Most people only look at the privacy issues in terms of the individual databases. So what if someone knows my kid's student ID. Who cares if I'm part of the public record as someone who receives unemployment payments. With groups like DQC working to connect all this data and develop policy on it, who knows what kinds of policies could be developed because of someone's interpretation of that data. Maybe a policy needs to be established that requires an automatic visit by Child Protective Services for every child whose parent has become unemployed because past data showed a statistical potential for neglect when a parent loses a job.
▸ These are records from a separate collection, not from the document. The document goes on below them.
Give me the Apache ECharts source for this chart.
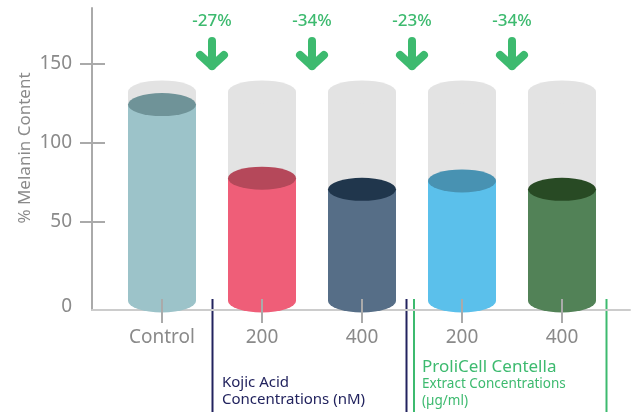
<!DOCTYPE html>
<html>
<head>
<meta charset="utf-8">
<script src="https://cdn.jsdelivr.net/npm/echarts@6/dist/echarts.min.js"></script>
<style>html,body{margin:0;padding:0;background:#fff}#c{width:632px;height:412px}</style>
</head>
<body>
<div id="c"></div>
<script>
const categories = ['Control', '200', '400', '200', '400'];
const bgValues = [132, 132, 132, 132, 132];
const values = [124, 77.5, 70.5, 75.8, 70.5];
const bodyColors = ['#9cc3c9', '#ef5e78', '#566e87', '#5bc0eb', '#528257'];
const topColors = ['#6f9398', '#b5485a', '#20364c', '#4892b2', '#284a24'];
const changes = ['-27%', '-34%', '-23%', '-34%'];
const yTickValues = [50, 100, 150];
const yLabelValues = [-3.5, 50, 100, 150];

const FONT = '"Noto Sans", sans-serif';
const GRAY = '#8a8a8a';
const GREEN = '#3dba6f';
const NAVY = '#22235e';
const Y_MIN = -5.7, Y_MAX = 185;

const chart = echarts.init(document.getElementById('c'));
const BW = 68;
const option = {
  animation: false,
  grid: [
    {left: 112, right: 20, top: 8, bottom: 102},
    {left: 92, right: 2, top: 8, bottom: 102}
  ],
  xAxis: [
    {type: 'category', gridIndex: 0, data: categories, position: 'bottom', z: 10,
     axisLine: {show: false, onZero: false},
     axisTick: {show: true, inside: true, length: 11, alignWithLabel: true, lineStyle: {color: '#aaaaaa', width: 2}},
     axisLabel: {show: false}},
    {type: 'category', gridIndex: 0, data: categories, position: 'bottom', z: 10,
     axisLine: {show: false, onZero: false},
     axisTick: {show: true, inside: false, length: 13, alignWithLabel: true, lineStyle: {color: '#aaaaaa', width: 2}},
     axisLabel: {show: true, color: GRAY, fontSize: 19, fontFamily: FONT, margin: 18}},
    {type: 'value', gridIndex: 1, min: 0, max: 1,
     axisLine: {show: true, onZero: false, lineStyle: {color: '#cccccc', width: 2}},
     axisTick: {show: false}, axisLabel: {show: false}, splitLine: {show: false}}
  ],
  yAxis: [
    {type: 'value', gridIndex: 0, min: Y_MIN, max: Y_MAX, show: false},
    {type: 'value', gridIndex: 1, position: 'left', min: Y_MIN, max: Y_MAX,
     axisLine: {show: true, onZero: false, lineStyle: {color: '#aaaaaa', width: 2}},
     axisTick: {show: true, inside: false, length: 12, customValues: yTickValues, lineStyle: {color: '#aaaaaa', width: 2}},
     axisLabel: {show: true, customValues: yLabelValues, color: GRAY, fontSize: 19, fontFamily: FONT, margin: 20,
       formatter: v => (v < 0 ? '0' : String(v))},
     splitLine: {show: false}},
    {type: 'value', gridIndex: 1, position: 'left', min: Y_MIN, max: Y_MAX,
     axisLine: {show: false, onZero: false},
     axisTick: {show: true, inside: true, length: 13, customValues: yTickValues, lineStyle: {color: '#aaaaaa', width: 2}},
     axisLabel: {show: false}, splitLine: {show: false}}
  ],
  series: [
    {type: 'bar', xAxisIndex: 0, yAxisIndex: 0, data: bgValues, barWidth: BW, barGap: '-100%', z: 1,
     itemStyle: {color: '#e3e3e3'}},
    {type: 'pictorialBar', xAxisIndex: 0, yAxisIndex: 0, data: bgValues, symbol: 'circle', symbolSize: [BW, 23],
     symbolPosition: 'end', symbolOffset: [0, '-50%'], barWidth: BW, barGap: '-100%', z: 2,
     itemStyle: {color: '#e3e3e3'}},
    {type: 'bar', xAxisIndex: 0, yAxisIndex: 0, barWidth: BW, barGap: '-100%', z: 3,
     data: values.map((v, i) => ({value: v, itemStyle: {color: bodyColors[i]}}))},
    {type: 'pictorialBar', xAxisIndex: 0, yAxisIndex: 0, symbol: 'circle', symbolSize: [BW, 23],
     symbolPosition: 'start', symbolOffset: [0, '50%'], barWidth: BW, barGap: '-100%', z: 3,
     data: values.map((v, i) => ({value: v, itemStyle: {color: bodyColors[i]}}))},
    {type: 'pictorialBar', xAxisIndex: 0, yAxisIndex: 0, symbol: 'circle', symbolSize: [BW, 23],
     symbolPosition: 'end', symbolOffset: [0, '-50%'], barWidth: BW, barGap: '-100%', z: 4,
     data: values.map((v, i) => ({value: v, itemStyle: {color: topColors[i]}}))},
    {type: 'custom', xAxisIndex: 0, yAxisIndex: 0, clip: false, z: 5,
     data: changes.map((c, i) => [i, 0]),
     renderItem: function (params, api) {
       const i = api.value(0);
       const x = (api.coord([i, 0])[0] + api.coord([i + 1, 0])[0]) / 2;
       const top = params.coordSys.y;
       const ls = {stroke: GREEN, lineWidth: 8, lineCap: 'round', lineJoin: 'round', fill: null};
       return {type: 'group', children: [
         {type: 'text', style: {text: changes[params.dataIndex], x: x, y: top + 13, align: 'center', verticalAlign: 'middle',
           fill: GREEN, fontSize: 17, fontWeight: 500, fontFamily: FONT}},
         {type: 'polyline', shape: {points: [[x, top + 33], [x, top + 58]]}, style: ls},
         {type: 'polyline', shape: {points: [[x - 12, top + 47], [x, top + 58], [x + 12, top + 47]]}, style: ls}
       ]};
     }}
  ],
  graphic: [
    {type: 'text', x: 25, y: 148, rotation: Math.PI / 2, style: {text: '% Melanin Content', align: 'center', verticalAlign: 'middle',
      fill: GRAY, fontSize: 17, fontFamily: FONT}},
    {type: 'line', shape: {x1: 212.5, y1: 299, x2: 212.5, y2: 412}, style: {stroke: NAVY, lineWidth: 2}},
    {type: 'line', shape: {x1: 406.5, y1: 299, x2: 406.5, y2: 412}, style: {stroke: NAVY, lineWidth: 2}},
    {type: 'line', shape: {x1: 414, y1: 299, x2: 414, y2: 412}, style: {stroke: GREEN, lineWidth: 2}},
    {type: 'line', shape: {x1: 606.5, y1: 299, x2: 606.5, y2: 412}, style: {stroke: GREEN, lineWidth: 2}},
    {type: 'text', x: 222, y: 383, style: {text: 'Kojic Acid', verticalAlign: 'middle', fill: NAVY, fontSize: 15, fontFamily: FONT}},
    {type: 'text', x: 222, y: 400, style: {text: 'Concentrations (nM)', verticalAlign: 'middle', fill: NAVY, fontSize: 15, fontFamily: FONT}},
    {type: 'text', x: 422, y: 367, style: {text: 'ProliCell Centella', verticalAlign: 'middle', fill: GREEN, fontSize: 17, fontFamily: FONT}},
    {type: 'text', x: 422, y: 384, style: {text: 'Extract Concentrations', verticalAlign: 'middle', fill: GREEN, fontSize: 13.5, fontFamily: FONT}},
    {type: 'text', x: 422, y: 401, style: {text: '(µg/ml)', verticalAlign: 'middle', fill: GREEN, fontSize: 13.5, fontFamily: FONT}}
  ]
};
chart.setOption(option);
</script>
</body>
</html>
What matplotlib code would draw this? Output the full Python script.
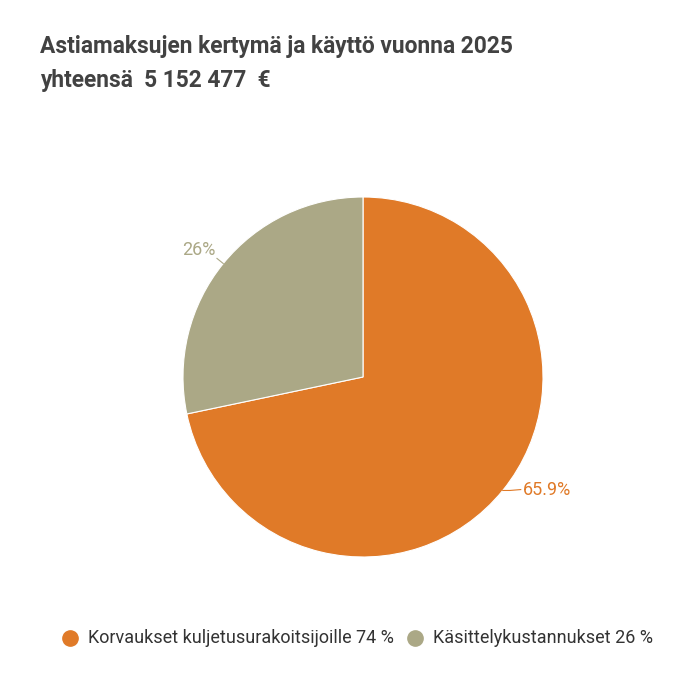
import matplotlib
matplotlib.use("Agg")
import matplotlib.pyplot as plt
import numpy as np
from matplotlib.lines import Line2D

title_line1 = "Astiamaksujen kertymä ja käyttö vuonna 2025"
title_line2 = "yhteensä  5 152 477  €"
categories = ["Korvaukset kuljetusurakoitsijoille 74 %", "Käsittelykustannukset 26 %"]
values = [65.9, 26]
value_labels = ["65.9%", "26%"]
colors = ["#E07A28", "#ABA886"]

plt.rcParams['font.family'] = ['Roboto', 'DejaVu Sans']

fig = plt.figure(figsize=(7, 7), dpi=100)
fig.patch.set_facecolor("white")

fig.text(40/700, 1 - 47/700, title_line1, fontsize=16.4, fontweight='bold', color="#424242", va='center', ha='left')
fig.text(40/700, 1 - 81/700, title_line2, fontsize=16.4, fontweight='bold', color="#424242", va='center', ha='left')

cx, cy, r = 363/700, 1 - 377/700, 180/700
ax = fig.add_axes([cx - r, cy - r, 2*r, 2*r])
wedges, _ = ax.pie(values, colors=colors, startangle=90, counterclock=False,
                   radius=1.0, wedgeprops=dict(edgecolor='white', linewidth=0.8))
ax.set_xlim(-1, 1)
ax.set_ylim(-1, 1)
ax.set_aspect('equal')
ax.axis('off')

for w, lab, col in zip(wedges, value_labels, colors):
    ang = np.deg2rad((w.theta1 + w.theta2) / 2)
    x, y = np.cos(ang), np.sin(ang)
    if x > 0:
        xe, ye = x + 0.10, y + 0.005
        ax.plot([x, x + 0.04, xe], [y, y + 0.0, ye], color=col, lw=0.8, clip_on=False)
        ax.text(xe + 0.012, ye - 0.005, lab, color=col, fontsize=13, ha='left', va='center')
    else:
        xe, ye = 1.045 * x, 1.045 * y
        ax.plot([x, xe], [y, ye], color=col, lw=0.8, clip_on=False)
        ax.text(xe - 0.01, ye + 0.045, lab, color=col, fontsize=13, ha='right', va='center')

# legend (manually positioned entries)
leg_y = 1 - 638/700
marker_x = [70/700, 415/700]
text_x = [88/700, 433/700]
for mx, tx, c, lab in zip(marker_x, text_x, colors, categories):
    fig.add_artist(Line2D([mx], [leg_y], marker='o', linestyle='none', markersize=11,
                          markerfacecolor=c, markeredgecolor=c, transform=fig.transFigure))
    fig.text(tx, leg_y, lab, fontsize=13, color="#333333", ha='left', va='center')

fig.savefig("out.png", dpi=100, facecolor="white")
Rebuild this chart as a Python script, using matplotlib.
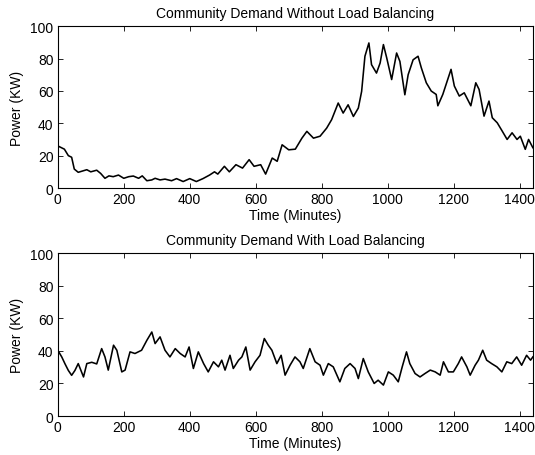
import matplotlib
matplotlib.use("Agg")
import matplotlib.pyplot as plt

plt.rcParams['font.family'] = ['Liberation Sans', 'DejaVu Sans']

# Community demand without load balancing (minutes, kW)
t_without = [0, 10, 20, 32, 42, 50, 62, 75, 88, 100, 118, 130, 143, 155, 168, 184,
             200, 215, 229, 245, 256, 270, 285, 295, 310, 325, 345, 360, 380, 400,
             420, 440, 460, 475, 485, 505, 520, 540, 560, 580, 595, 615, 630, 650,
             665, 680, 700, 720, 740, 755, 775, 795, 815, 830, 850, 865, 880, 896,
             911, 921, 931, 943, 951, 966, 977, 987, 997, 1012, 1027, 1037, 1052,
             1062, 1077, 1092, 1102, 1117, 1132, 1147, 1152, 1167, 1177, 1192, 1202,
             1217, 1232, 1252, 1267, 1277, 1292, 1307, 1317, 1332, 1347, 1362, 1377,
             1392, 1402, 1417, 1427, 1440]
p_without = [26, 25, 24, 20, 19, 11.7, 9.7, 10.5, 11.3, 10, 11, 9, 6, 7.5, 7, 8,
             6, 7, 7.4, 6, 7.5, 4.5, 5, 6, 5, 5.5, 4.5, 5.8, 4, 5.8,
             4, 5.8, 8, 10, 8.6, 13.4, 10, 14.4, 12.3, 17.5, 13.4, 14.4, 8.6, 18.5,
             16.5, 26.7, 23.6, 24, 30.8, 35, 30.8, 32, 37, 42.2, 52.5, 46.3, 51.4, 44.2,
             49.4, 59.7, 81.4, 89.6, 76.2, 71, 77.2, 88.6, 80.4, 67, 83.4, 78.2, 57.6,
             70, 79.2, 81.4, 74.2, 65, 59.9, 57.8, 50.8, 57.8, 64, 73.3, 63,
             56.8, 58.8, 50.8, 65, 60.9, 44.4, 53.7, 43.4, 40.3, 35.2, 30, 34.1,
             30, 32, 23.9, 30, 24.9]

# Community demand with load balancing (minutes, kW)
t_with = [0, 12, 22, 32, 42, 52, 62, 78, 88, 103, 118, 133, 143, 153, 169, 179,
          194, 204, 219, 234, 254, 270, 285, 295, 310, 325, 340, 356, 371, 386,
          398, 411, 426, 442, 456, 472, 487, 497, 507, 522, 532, 548, 558, 570,
          583, 598, 613, 626, 638, 649, 664, 677, 689, 704, 719, 734, 744, 764,
          780, 795, 805, 820, 835, 855, 870, 886, 901, 911, 926, 941, 959, 971,
          987, 1002, 1017, 1032, 1044, 1057, 1067, 1083, 1098, 1113, 1129, 1144,
          1159, 1169, 1184, 1199, 1214, 1224, 1240, 1250, 1265, 1275, 1288, 1300,
          1315, 1331, 1346, 1361, 1376, 1391, 1406, 1421, 1433, 1440]
p_with = [40.4, 36.3, 32, 28, 25, 28, 32.2, 24, 32.2, 33, 32, 41.4, 36.3, 28.2, 43.5, 40.4,
          27.1, 28.2, 39.4, 38.4, 40.4, 46.5, 51.6, 44.5, 48.6, 40.4, 36.3, 41.4, 38.4, 36.3,
          42.4, 29.2, 39.4, 32.2, 27.1, 33.3, 30.2, 34.3, 28.2, 37.3, 29.2, 34.3, 36.3, 42.4,
          28.2, 33.3, 37.3, 47.6, 43.5, 40.4, 32.2, 37.3, 25.1, 31.2, 36.3, 33.3, 29.2, 41.4,
          33.3, 31.2, 25.1, 32.2, 30.2, 21, 29.2, 32.2, 29.2, 23, 35.3, 27.1, 20, 22,
          19, 27.1, 25.1, 21, 30.2, 39.4, 32.2, 26.1, 24, 26.1, 28.2, 27.1,
          25.1, 33.3, 27.1, 27.1, 32.2, 36.3, 30.2, 25.1, 31.2, 34.3, 40.4, 34.3,
          32.2, 30.2, 27.1, 33.3, 32.2, 36.3, 31.2, 37.3, 34.3, 36.3]

titles = ["Community Demand Without Load Balancing", "Community Demand With Load Balancing"]
xticks = [0, 200, 400, 600, 800, 1000, 1200, 1400]
yticks = [0, 20, 40, 60, 80, 100]

fig = plt.figure(figsize=(5.35, 4.56), dpi=100)
ax1 = fig.add_axes([0.108, 0.5855, 0.888, 0.355])
ax2 = fig.add_axes([0.108, 0.0855, 0.888, 0.357])

for ax, t, p, title in [(ax1, t_without, p_without, titles[0]),
                        (ax2, t_with, p_with, titles[1])]:
    ax.plot(t, p, color='black', lw=1.15)
    ax.set_xlim(0, 1440)
    ax.set_ylim(0, 100)
    ax.set_xticks(xticks)
    ax.set_yticks(yticks)
    ax.tick_params(direction='in', top=True, right=True, length=3.6, width=0.6,
                   labelsize=10, pad=3)
    for s in ax.spines.values():
        s.set_linewidth(0.8)
    ax.set_title(title, fontsize=10, pad=6.5)
    ax.set_xlabel("Time (Minutes)", fontsize=10, labelpad=1)
    ax.set_ylabel("Power (KW)", fontsize=10, labelpad=5)

fig.savefig("out.png", dpi=100)
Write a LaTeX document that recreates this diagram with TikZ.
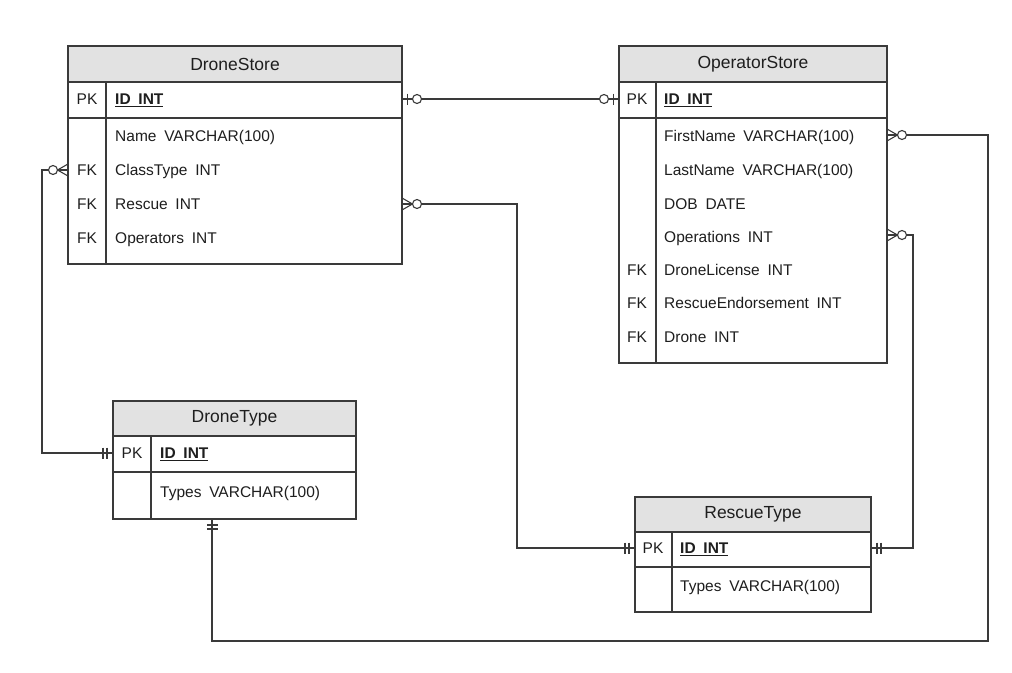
\documentclass[tikz,border=0pt]{standalone}
\usepackage{fontspec}
\setmainfont{Liberation Sans}
\begin{document}
\begin{tikzpicture}[x=1pt,y=-1pt,
  every node/.style={text=txt, font=\fontsize{15.5}{18}\selectfont},
  box/.style={draw=linec, line width=1.1pt, anchor=north west, inner sep=0pt, outer sep=0pt},
  hdr/.style={box, fill=hdrc, font=\fontsize{17.5}{20}\selectfont},
  grid/.style={draw=linec, line width=1.1pt},
  fld/.style={anchor=base west, inner sep=0pt, yshift=-5.6pt},
  key/.style={anchor=base, inner sep=0pt, yshift=-5.6pt},
  conn/.style={draw=linec, line width=1.1pt},
  mk/.style={draw=linec, line width=1.1pt},
  pics/zeroone/.style={code={
    \draw[mk] (5.5,-5.5)--(5.5,5.5);
    \draw[mk, fill=white] (15,0) circle (4.5);}},
  pics/zeromany/.style={code={
    \draw[mk] (0,-6)--(10.5,0)--(0,6);
    \draw[mk, fill=white] (15,0) circle (4.5);}},
  pics/onlyone/.style={code={
    \draw[mk] (6,-5.5)--(6,5.5);
    \draw[mk] (10,-5.5)--(10,5.5);}}
]
\definecolor{linec}{HTML}{3A3A3A}
\definecolor{hdrc}{HTML}{E2E2E2}
\definecolor{txt}{HTML}{1E1E1E}
\newcommand{\gap}{\hspace{0.5em}}
\newcommand{\pkt}{\underline{\textbf{ID\gap INT}}}
\useasboundingbox (0,0) rectangle (1012,672);
\fill[white] (0,0) rectangle (1012,672);

% ---------- DroneStore ----------
\node[box, minimum width=334, minimum height=218] (ds) at (68,46) {};
\node[hdr, minimum width=334, minimum height=36] (dsh) at (68,46) {DroneStore};
\draw[grid] (68,118) -- (402,118);
\draw[grid] (106,82) -- (106,264);
\node[key] (dspk) at (87,99) {PK};
\node[fld] (dsid) at (115,99) {\pkt};
\node[fld] (dsname) at (115,136) {Name\gap VARCHAR(100)};
\node[key] at (87,170) {FK};
\node[fld] (dsclass) at (115,170) {ClassType\gap INT};
\node[key] at (87,204) {FK};
\node[fld] (dsrescue) at (115,204) {Rescue\gap INT};
\node[key] at (87,238) {FK};
\node[fld] (dsops) at (115,238) {Operators\gap INT};

% ---------- OperatorStore ----------
\node[box, minimum width=268, minimum height=317] (os) at (619,46) {};
\node[hdr, minimum width=268, minimum height=36] (osh) at (619,46) {OperatorStore};
\draw[grid] (619,118) -- (887,118);
\draw[grid] (656,82) -- (656,363);
\node[key] (ospk) at (637,99) {PK};
\node[fld] (osid) at (664,99) {\pkt};
\node[fld] (osfirst) at (664,136) {FirstName\gap VARCHAR(100)};
\node[fld] (oslast) at (664,170) {LastName\gap VARCHAR(100)};
\node[fld] (osdob) at (664,204) {DOB\gap DATE};
\node[fld] (osops) at (664,237) {Operations\gap INT};
\node[key] at (637,270) {FK};
\node[fld] (oslic) at (664,270) {DroneLicense\gap INT};
\node[key] at (637,303) {FK};
\node[fld] (osres) at (664,303) {RescueEndorsement\gap INT};
\node[key] at (637,337) {FK};
\node[fld] (osdrone) at (664,337) {Drone\gap INT};

% ---------- DroneType ----------
\node[box, minimum width=243, minimum height=118] (dt) at (113,401) {};
\node[hdr, minimum width=243, minimum height=35] (dth) at (113,401) {DroneType};
\draw[grid] (113,472) -- (356,472);
\draw[grid] (151,436) -- (151,519);
\node[key] (dtpk) at (132,453) {PK};
\node[fld] (dtid) at (160,453) {\pkt};
\node[fld] (dttypes) at (160,492) {Types\gap VARCHAR(100)};

% ---------- RescueType ----------
\node[box, minimum width=236, minimum height=115] (rt) at (635,497) {};
\node[hdr, minimum width=236, minimum height=35] (rth) at (635,497) {RescueType};
\draw[grid] (635,567) -- (871,567);
\draw[grid] (672,532) -- (672,612);
\node[key] (rtpk) at (653,548) {PK};
\node[fld] (rtid) at (680,548) {\pkt};
\node[fld] (rttypes) at (680,586) {Types\gap VARCHAR(100)};

% ---------- connectors ----------
\coordinate (c1) at (42,170);
\coordinate (c2) at (517,204);
\coordinate (c3) at (988,135);
\coordinate (c4) at (988,641);
\coordinate (c5) at (212,641);
\coordinate (c6) at (913,235);
\coordinate (p1) at (0,99);
\coordinate (p2) at (0,548);
\coordinate (p3) at (0,453);

% DroneStore PK -- OperatorStore PK
\draw[conn] (ds.east |- p1) -- (os.west |- p1);
\pic at (ds.east |- p1) {zeroone};
\pic[xscale=-1] at (os.west |- p1) {zeroone};

% ClassType -> DroneType
\draw[conn] (ds.west |- c1) -- (c1) -- (c1 |- p3) -- (dt.west |- p3);
\pic[xscale=-1] at (ds.west |- c1) {zeromany};
\pic[xscale=-1] at (dt.west |- p3) {onlyone};

% Rescue -> RescueType
\draw[conn] (ds.east |- c2) -- (c2) -- (c2 |- p2) -- (rt.west |- p2);
\pic at (ds.east |- c2) {zeromany};
\pic[xscale=-1] at (rt.west |- p2) {onlyone};

% FirstName -> DroneType bottom
\draw[conn] (os.east |- c3) -- (c3) -- (c4) -- (c5) -- (dt.south -| c5);
\pic at (os.east |- c3) {zeromany};
\pic[rotate=-90] at (dt.south -| c5) {onlyone};

% Operations -> RescueType
\draw[conn] (os.east |- c6) -- (c6) -- (c6 |- p2) -- (rt.east |- p2);
\pic at (os.east |- c6) {zeromany};
\pic at (rt.east |- p2) {onlyone};
\end{tikzpicture}
\end{document}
The bigger issue is that government agencies will be self directed by data to address problems that the public has not asked to be addressed. Our elected representatives could, in essence, be replaced by databases. Whatever efficiencies or solutions might be gained by creating such a system should be weighed heavily against the possibility of such systems being abused by someone you don't agree with. In addition should always be the concern of such data being compromised, maybe even from entities outside the U.S. One of the key elements in the P-20 system is that it be accessible. That means, by definition, outside entities need to have a way in. There is no such thing as a completely secure system that needs broad access and any honest IT person will confirm that. So how much data do we want to put in such a system? Has anyone asked us?